**WRITTEN REQUEST**
Please set down all the lines beneath this one exactly, without the pictures.

══════

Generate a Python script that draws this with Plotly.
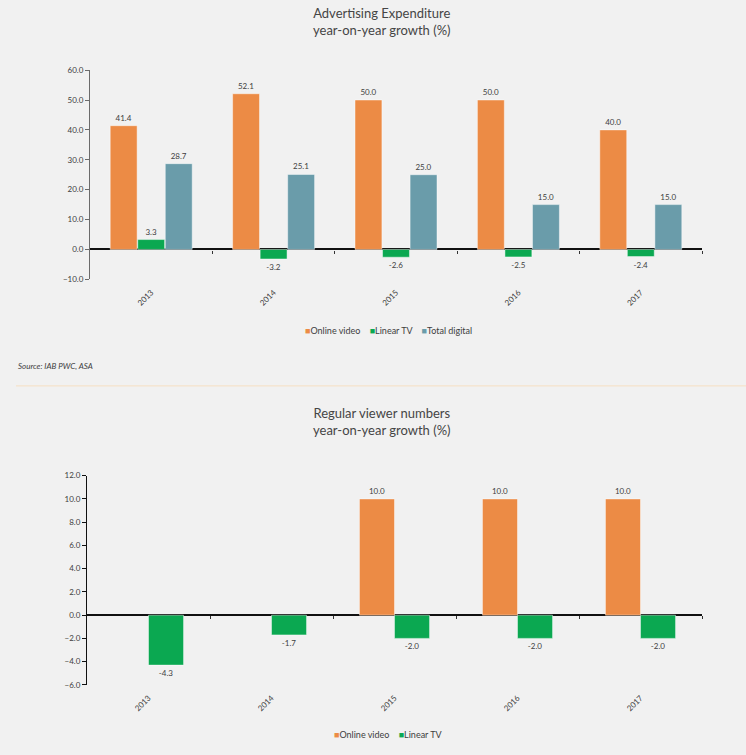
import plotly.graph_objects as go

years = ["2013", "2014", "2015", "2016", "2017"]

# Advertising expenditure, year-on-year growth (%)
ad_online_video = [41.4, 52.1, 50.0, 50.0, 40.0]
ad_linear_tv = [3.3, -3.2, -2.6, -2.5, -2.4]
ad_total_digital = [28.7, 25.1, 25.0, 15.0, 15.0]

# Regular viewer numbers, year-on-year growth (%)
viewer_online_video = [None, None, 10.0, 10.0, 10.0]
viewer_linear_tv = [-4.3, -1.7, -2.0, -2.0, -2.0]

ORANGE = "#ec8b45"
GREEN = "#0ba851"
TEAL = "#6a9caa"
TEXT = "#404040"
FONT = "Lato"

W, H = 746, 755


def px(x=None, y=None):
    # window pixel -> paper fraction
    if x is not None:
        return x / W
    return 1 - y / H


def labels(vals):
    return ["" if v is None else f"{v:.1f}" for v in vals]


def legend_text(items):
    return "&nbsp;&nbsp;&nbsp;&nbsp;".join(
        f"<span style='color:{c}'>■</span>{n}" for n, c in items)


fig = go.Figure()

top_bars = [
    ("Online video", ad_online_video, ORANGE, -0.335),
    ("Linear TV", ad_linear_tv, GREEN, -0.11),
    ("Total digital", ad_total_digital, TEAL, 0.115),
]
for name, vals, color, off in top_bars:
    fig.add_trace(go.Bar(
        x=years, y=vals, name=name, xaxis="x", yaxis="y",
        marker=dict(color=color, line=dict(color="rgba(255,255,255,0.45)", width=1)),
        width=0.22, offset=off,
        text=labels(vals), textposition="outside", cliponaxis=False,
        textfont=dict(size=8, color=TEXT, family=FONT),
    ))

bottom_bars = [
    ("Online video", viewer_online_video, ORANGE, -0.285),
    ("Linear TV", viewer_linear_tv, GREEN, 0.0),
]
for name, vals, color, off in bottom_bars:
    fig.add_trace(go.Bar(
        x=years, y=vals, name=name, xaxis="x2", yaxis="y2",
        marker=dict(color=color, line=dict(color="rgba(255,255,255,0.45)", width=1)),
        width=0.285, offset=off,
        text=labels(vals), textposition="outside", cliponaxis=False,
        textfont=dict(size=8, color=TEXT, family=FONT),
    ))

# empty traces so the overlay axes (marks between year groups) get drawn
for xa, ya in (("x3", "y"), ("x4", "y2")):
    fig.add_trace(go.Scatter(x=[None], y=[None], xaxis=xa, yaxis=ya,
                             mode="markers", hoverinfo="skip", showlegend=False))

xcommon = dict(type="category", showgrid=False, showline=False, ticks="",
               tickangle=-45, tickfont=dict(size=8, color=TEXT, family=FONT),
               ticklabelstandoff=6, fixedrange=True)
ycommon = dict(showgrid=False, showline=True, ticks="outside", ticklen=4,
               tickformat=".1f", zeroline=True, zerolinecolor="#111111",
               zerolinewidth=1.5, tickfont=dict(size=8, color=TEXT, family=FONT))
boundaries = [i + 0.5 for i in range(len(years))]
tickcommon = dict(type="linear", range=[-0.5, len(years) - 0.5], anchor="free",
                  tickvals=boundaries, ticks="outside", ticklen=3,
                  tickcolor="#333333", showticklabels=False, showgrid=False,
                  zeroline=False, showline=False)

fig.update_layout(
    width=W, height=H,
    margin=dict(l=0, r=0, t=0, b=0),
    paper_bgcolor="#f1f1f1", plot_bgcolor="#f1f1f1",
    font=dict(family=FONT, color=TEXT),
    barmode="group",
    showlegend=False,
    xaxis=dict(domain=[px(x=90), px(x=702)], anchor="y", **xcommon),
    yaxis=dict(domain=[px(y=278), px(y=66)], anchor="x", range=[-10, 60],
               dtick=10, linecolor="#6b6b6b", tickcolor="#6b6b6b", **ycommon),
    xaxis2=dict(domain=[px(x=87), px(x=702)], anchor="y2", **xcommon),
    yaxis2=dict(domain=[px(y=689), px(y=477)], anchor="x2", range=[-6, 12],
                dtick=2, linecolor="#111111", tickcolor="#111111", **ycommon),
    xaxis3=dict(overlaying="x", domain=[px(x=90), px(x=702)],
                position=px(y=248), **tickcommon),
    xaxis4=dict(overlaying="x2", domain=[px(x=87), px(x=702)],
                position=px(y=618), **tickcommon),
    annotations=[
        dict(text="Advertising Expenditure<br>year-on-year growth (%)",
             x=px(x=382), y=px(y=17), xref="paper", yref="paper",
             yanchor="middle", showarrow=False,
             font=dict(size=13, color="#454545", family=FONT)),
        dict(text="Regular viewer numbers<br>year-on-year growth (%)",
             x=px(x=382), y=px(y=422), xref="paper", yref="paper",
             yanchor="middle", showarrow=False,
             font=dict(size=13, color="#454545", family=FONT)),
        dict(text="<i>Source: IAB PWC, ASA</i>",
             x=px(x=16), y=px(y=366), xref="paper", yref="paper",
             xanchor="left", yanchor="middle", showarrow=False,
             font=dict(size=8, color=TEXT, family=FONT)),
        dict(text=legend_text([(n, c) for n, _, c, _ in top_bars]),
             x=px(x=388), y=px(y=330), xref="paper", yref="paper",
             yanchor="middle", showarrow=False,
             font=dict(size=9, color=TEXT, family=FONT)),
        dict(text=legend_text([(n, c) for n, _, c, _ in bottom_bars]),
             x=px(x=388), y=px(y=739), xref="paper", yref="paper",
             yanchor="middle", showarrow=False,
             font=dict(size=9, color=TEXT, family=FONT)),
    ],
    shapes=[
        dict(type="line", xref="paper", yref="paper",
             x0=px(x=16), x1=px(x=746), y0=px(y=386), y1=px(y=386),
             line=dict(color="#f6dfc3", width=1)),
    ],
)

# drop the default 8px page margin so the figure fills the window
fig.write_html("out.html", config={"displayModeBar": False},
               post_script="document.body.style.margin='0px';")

══════

**FINAL RESULT**
Generate a Python script that draws this with Plotly.
import plotly.graph_objects as go

years = ["2013", "2014", "2015", "2016", "2017"]

# Advertising expenditure, year-on-year growth (%)
ad_online_video = [41.4, 52.1, 50.0, 50.0, 40.0]
ad_linear_tv = [3.3, -3.2, -2.6, -2.5, -2.4]
ad_total_digital = [28.7, 25.1, 25.0, 15.0, 15.0]

# Regular viewer numbers, year-on-year growth (%)
viewer_online_video = [None, None, 10.0, 10.0, 10.0]
viewer_linear_tv = [-4.3, -1.7, -2.0, -2.0, -2.0]

ORANGE = "#ec8b45"
GREEN = "#0ba851"
TEAL = "#6a9caa"
TEXT = "#404040"
FONT = "Lato"

W, H = 746, 755


def px(x=None, y=None):
    # window pixel -> paper fraction
    if x is not None:
        return x / W
    return 1 - y / H


def labels(vals):
    return ["" if v is None else f"{v:.1f}" for v in vals]


def legend_text(items):
    return "&nbsp;&nbsp;&nbsp;&nbsp;".join(
        f"<span style='color:{c}'>■</span>{n}" for n, c in items)


fig = go.Figure()

top_bars = [
    ("Online video", ad_online_video, ORANGE, -0.335),
    ("Linear TV", ad_linear_tv, GREEN, -0.11),
    ("Total digital", ad_total_digital, TEAL, 0.115),
]
for name, vals, color, off in top_bars:
    fig.add_trace(go.Bar(
        x=years, y=vals, name=name, xaxis="x", yaxis="y",
        marker=dict(color=color, line=dict(color="rgba(255,255,255,0.45)", width=1)),
        width=0.22, offset=off,
        text=labels(vals), textposition="outside", cliponaxis=False,
        textfont=dict(size=8, color=TEXT, family=FONT),
    ))

bottom_bars = [
    ("Online video", viewer_online_video, ORANGE, -0.285),
    ("Linear TV", viewer_linear_tv, GREEN, 0.0),
]
for name, vals, color, off in bottom_bars:
    fig.add_trace(go.Bar(
        x=years, y=vals, name=name, xaxis="x2", yaxis="y2",
        marker=dict(color=color, line=dict(color="rgba(255,255,255,0.45)", width=1)),
        width=0.285, offset=off,
        text=labels(vals), textposition="outside", cliponaxis=False,
        textfont=dict(size=8, color=TEXT, family=FONT),
    ))

# empty traces so the overlay axes (marks between year groups) get drawn
for xa, ya in (("x3", "y"), ("x4", "y2")):
    fig.add_trace(go.Scatter(x=[None], y=[None], xaxis=xa, yaxis=ya,
                             mode="markers", hoverinfo="skip", showlegend=False))

xcommon = dict(type="category", showgrid=False, showline=False, ticks="",
               tickangle=-45, tickfont=dict(size=8, color=TEXT, family=FONT),
               ticklabelstandoff=6, fixedrange=True)
ycommon = dict(showgrid=False, showline=True, ticks="outside", ticklen=4,
               tickformat=".1f", zeroline=True, zerolinecolor="#111111",
               zerolinewidth=1.5, tickfont=dict(size=8, color=TEXT, family=FONT))
boundaries = [i + 0.5 for i in range(len(years))]
tickcommon = dict(type="linear", range=[-0.5, len(years) - 0.5], anchor="free",
                  tickvals=boundaries, ticks="outside", ticklen=3,
                  tickcolor="#333333", showticklabels=False, showgrid=False,
                  zeroline=False, showline=False)

fig.update_layout(
    width=W, height=H,
    margin=dict(l=0, r=0, t=0, b=0),
    paper_bgcolor="#f1f1f1", plot_bgcolor="#f1f1f1",
    font=dict(family=FONT, color=TEXT),
    barmode="group",
    showlegend=False,
    xaxis=dict(domain=[px(x=90), px(x=702)], anchor="y", **xcommon),
    yaxis=dict(domain=[px(y=278), px(y=66)], anchor="x", range=[-10, 60],
               dtick=10, linecolor="#6b6b6b", tickcolor="#6b6b6b", **ycommon),
    xaxis2=dict(domain=[px(x=87), px(x=702)], anchor="y2", **xcommon),
    yaxis2=dict(domain=[px(y=689), px(y=477)], anchor="x2", range=[-6, 12],
                dtick=2, linecolor="#111111", tickcolor="#111111", **ycommon),
    xaxis3=dict(overlaying="x", domain=[px(x=90), px(x=702)],
                position=px(y=248), **tickcommon),
    xaxis4=dict(overlaying="x2", domain=[px(x=87), px(x=702)],
                position=px(y=618), **tickcommon),
    annotations=[
        dict(text="Advertising Expenditure<br>year-on-year growth (%)",
             x=px(x=382), y=px(y=17), xref="paper", yref="paper",
             yanchor="middle", showarrow=False,
             font=dict(size=13, color="#454545", family=FONT)),
        dict(text="Regular viewer numbers<br>year-on-year growth (%)",
             x=px(x=382), y=px(y=422), xref="paper", yref="paper",
             yanchor="middle", showarrow=False,
             font=dict(size=13, color="#454545", family=FONT)),
        dict(text="<i>Source: IAB PWC, ASA</i>",
             x=px(x=16), y=px(y=366), xref="paper", yref="paper",
             xanchor="left", yanchor="middle", showarrow=False,
             font=dict(size=8, color=TEXT, family=FONT)),
        dict(text=legend_text([(n, c) for n, _, c, _ in top_bars]),
             x=px(x=388), y=px(y=330), xref="paper", yref="paper",
             yanchor="middle", showarrow=False,
             font=dict(size=9, color=TEXT, family=FONT)),
        dict(text=legend_text([(n, c) for n, _, c, _ in bottom_bars]),
             x=px(x=388), y=px(y=739), xref="paper", yref="paper",
             yanchor="middle", showarrow=False,
             font=dict(size=9, color=TEXT, family=FONT)),
    ],
    shapes=[
        dict(type="line", xref="paper", yref="paper",
             x0=px(x=16), x1=px(x=746), y0=px(y=386), y1=px(y=386),
             line=dict(color="#f6dfc3", width=1)),
    ],
)

# drop the default 8px page margin so the figure fills the window
fig.write_html("out.html", config={"displayModeBar": False},
               post_script="document.body.style.margin='0px';")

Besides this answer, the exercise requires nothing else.